Perhaps it’s fitting then, that director and actor from the original 1987 “Predator” film, Shane Black, manages to come the absolute closest to giving the film a worthy follow up by ostensibly making a glorified action comedy B-movie that explicitly kicks perception of a “Predator” movie off of its embarrassingly self aggrandizing pedestal.

“The Predator” follows a group of soldiers and scientists dragged into a spat between two of the titular alien beings after one of the soldiers seizing its equipment from the crash site of one of its ships ignites a race to unite the equipment and survive the ongoing hunt while discovering exactly what motivation the race may have for continuously visiting the planet for hunting.

Marketing for the film has played right into the hand of that self serious perception by attempting to sell the audience on a grim and atmospheric horror action film where the conclusion would most likely result in everybody involved losing by sheer trauma of the experience even if they survived.

They should be ashamed of themselves and you should not listen to a single line of it.

As I mentioned, “The Predator” is a genuinely fun, silly, occasionally self aware and borderline satirical sci-fi B-movie that clearly has a sincere reverence for a more campy style of alien invasion flick that died out almost two and a half decades ago.

In willing to have a laugh at its own absurdity, the tone becomes more palatable and the film ironically becomes a more noticeably worthy successor to the original film in reveling in that sense of style than pretty much anything that’s spawned from it.

While the void of Schwarzenegger’s presence is never quite filled by any specific individual, Boyd Holbrook proves to be adept enough at action in his own right and his chemistry with his cast mates, including Trevante Rhodes, Keegan-Michael Key, Olivia Munn, Thomas Jane, Alfie Allen, and Sterling K. Brown all carry that organically natural yet unpredictably endearing pop that Shane Black is famous for.
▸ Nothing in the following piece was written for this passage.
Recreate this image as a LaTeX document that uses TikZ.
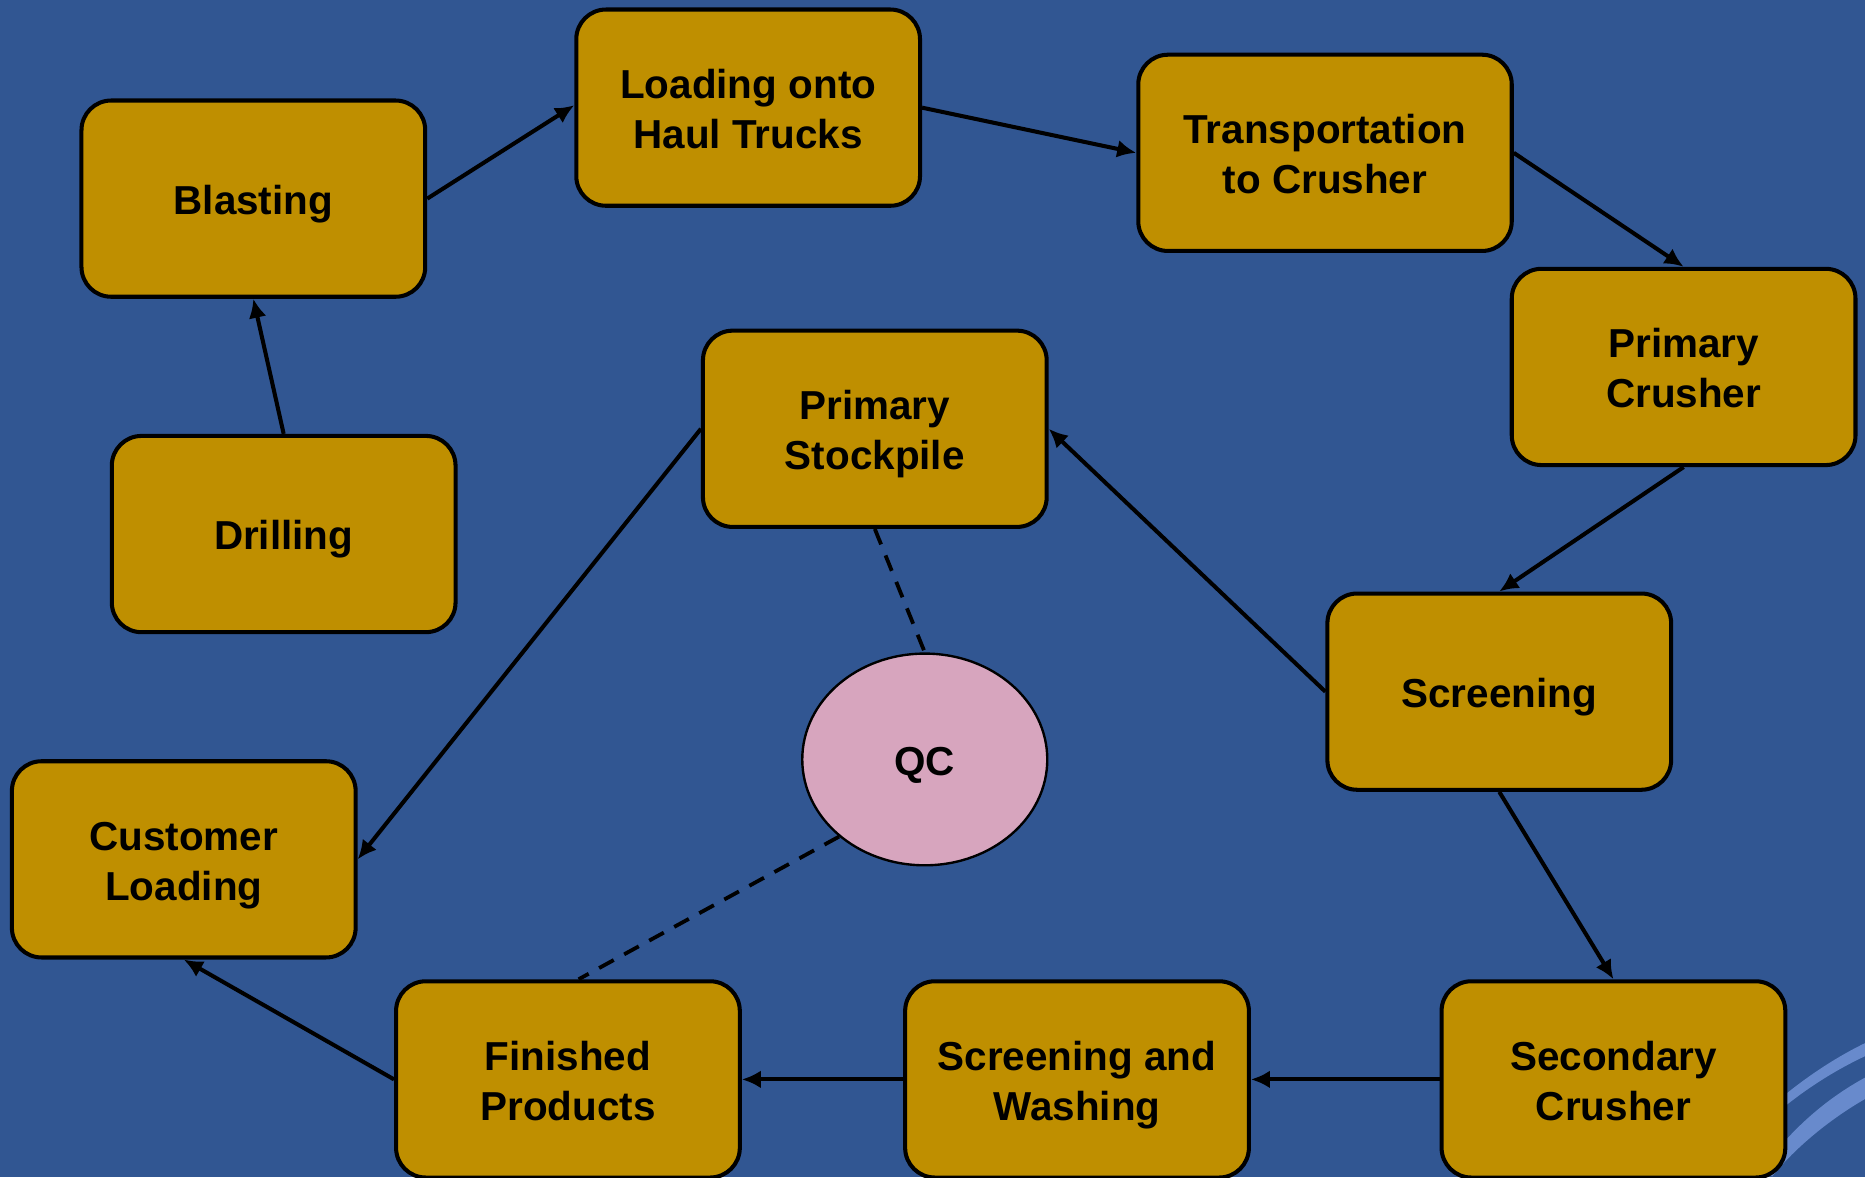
\documentclass[tikz,border=0pt]{standalone}
\usepackage{fontspec}
\setmainfont{Liberation Sans}
\usetikzlibrary{arrows.meta,shapes.geometric}
\definecolor{bgblue}{RGB}{49,86,146}
\definecolor{boxgold}{RGB}{191,143,0}
\definecolor{qcpink}{RGB}{215,165,190}
\definecolor{swoosh}{RGB}{104,138,204}
\newcommand\TopS{\rule{0pt}{16.9pt}}
\newcommand\BotS{\rule[-3.7pt]{0pt}{3.7pt}}
\tikzset{
  stepbox/.style={draw=black, line width=1.7pt, fill=boxgold, rounded corners=12.5pt,
    minimum width=144.5pt, minimum height=82.5pt, inner sep=0pt, align=center,
    font=\bfseries\fontsize{17}{21}\selectfont},
  qcnode/.style={ellipse, draw=black, line width=1pt, fill=qcpink,
    minimum width=103pt, minimum height=89pt, inner sep=0pt,
    font=\bfseries\fontsize{17}{21}\selectfont},
  flow/.style={line width=1.7pt, -{Latex[length=8pt,width=7.5pt]}},
  qcline/.style={line width=1.6pt, dashed, dash pattern=on 7pt off 5pt}
}
\begin{document}
\begin{tikzpicture}[x=0.5pt,y=-0.5pt]
\useasboundingbox (0,0) rectangle (1568,989.6);
\fill[bgblue] (0,0) rectangle (1568,989.6);
% decorative swooshes
\fill[swoosh] (1470,948) .. controls (1500,918) and (1535,893) .. (1568,877)
  -- (1568,888) .. controls (1540,901) and (1505,923) .. (1475,953) -- cycle;
\fill[swoosh] (1480,985) .. controls (1505,950) and (1535,924) .. (1568,906)
  -- (1568,924) .. controls (1540,940) and (1510,964) .. (1490,989) -- cycle;
% nodes
\node[stepbox] (blast) at (213,167) {\TopS Blasting\BotS};
\node[stepbox] (load) at (629,90.5) {\TopS Loading onto\\Haul Trucks\BotS};
\node[stepbox, minimum width=157pt] (trans) at (1114,128.5) {\TopS Transportation\\to Crusher\BotS};
\node[stepbox] (pcrush) at (1415.5,308.5) {\TopS Primary\\Crusher\BotS};
\node[stepbox] (pstock) at (735.5,360.5) {\TopS Primary\\Stockpile\BotS};
\node[stepbox] (drill) at (238.5,449) {\TopS Drilling\BotS};
\node[stepbox] (screen) at (1260.5,581.5) {\TopS Screening\BotS};
\node[qcnode] (qc) at (777.5,638.5) {\TopS QC\BotS};
\node[stepbox] (cust) at (154.5,722.5) {\TopS Customer\\Loading\BotS};
\node[stepbox] (fin) at (477.5,907.5) {\TopS Finished\\Products\BotS};
\node[stepbox] (wash) at (905.5,907.5) {\TopS Screening and\\Washing\BotS};
\node[stepbox] (scrush) at (1356.5,907.5) {\TopS Secondary\\Crusher\BotS};
% connectors
\draw[flow] (drill.north) -- (blast.south);
\draw[flow] (blast.east) -- ([yshift=1pt]load.west);
\draw[flow] (load.east) -- (trans.west);
\draw[flow] (trans.east) -- (pcrush.north);
\draw[flow] (pcrush.south) -- (screen.north);
\draw[flow] (screen.west) -- (pstock.east);
\draw[flow] (pstock.west) -- (cust.east);
\draw[flow] (screen.south) -- (scrush.north);
\draw[flow] (scrush.west) -- (wash.east);
\draw[flow] (wash.west) -- (fin.east);
\draw[flow] (fin.west) -- (cust.south);
\draw[qcline] (pstock.south) -- (qc.north);
\draw[qcline] (qc.222) -- ([xshift=4.5pt]fin.north);
\end{tikzpicture}
\end{document}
Whether they’re in the field trying to track the Predator down or taking pot shots at one another to fish for excellent dramatic and humorous reactions, the journey is made entertaining along the way by a growing sense of care for characters that are treated more as people first than the monster fodder you anticipate them becoming.

Between the strong work put in by the cast going above and beyond to give excellent performances, takes on the Predator that are still genuinely terrifying but more in a “I can’t believe this thing exists” sort of manner as opposed to the typical “what if you were in the scenario” approach and a script so unabashedly playful that it actually establishes the Predator by name in universe as the Predator, the genuinely fun times to be had with this mismarketed flick probably ranks among my biggest surprises of the year.

That’s not to say that the film is great by any means. If “The Predator” has a major prevailing problem, it’s that while it manages to be an significantly entertaining version of the sort of B-movie it aims to be, it tragically comes up just short of being a legitimately good version of that same movie.

While Jacob Tremblay continues to be a shining paragon of talent that we wish all child actors could achieve as well as providing one of the funniest moments of the entire film involving him and a Predator mask, his involvement in the actually story leaves a lot to be desired and the third act climax drags out a touch to long only to get increasingly messy right up to a painful sequel baiting ending that sucks the residual charm of the film in the moment right out a mere 3 minutes before the credits.

All of this is inductive of a severely choppy editing problem that can make some of the more chaotic set pieces more nonsensically frantic than they need to be hurt the impact of some of the best jokes and more impactful moments.

“The Predator” is riddled with far too many sloppy errors in storytelling to shine in the way that it had the very clear potential to that could have surreally made it the first legitimately great “Predator” movie.

Fortunately, the charm that makes its flaws all the more noticeable still outshine the movie’s problems to remind me of how commendable it should be for pursuing the outside of the box thinking that brought it together to begin with.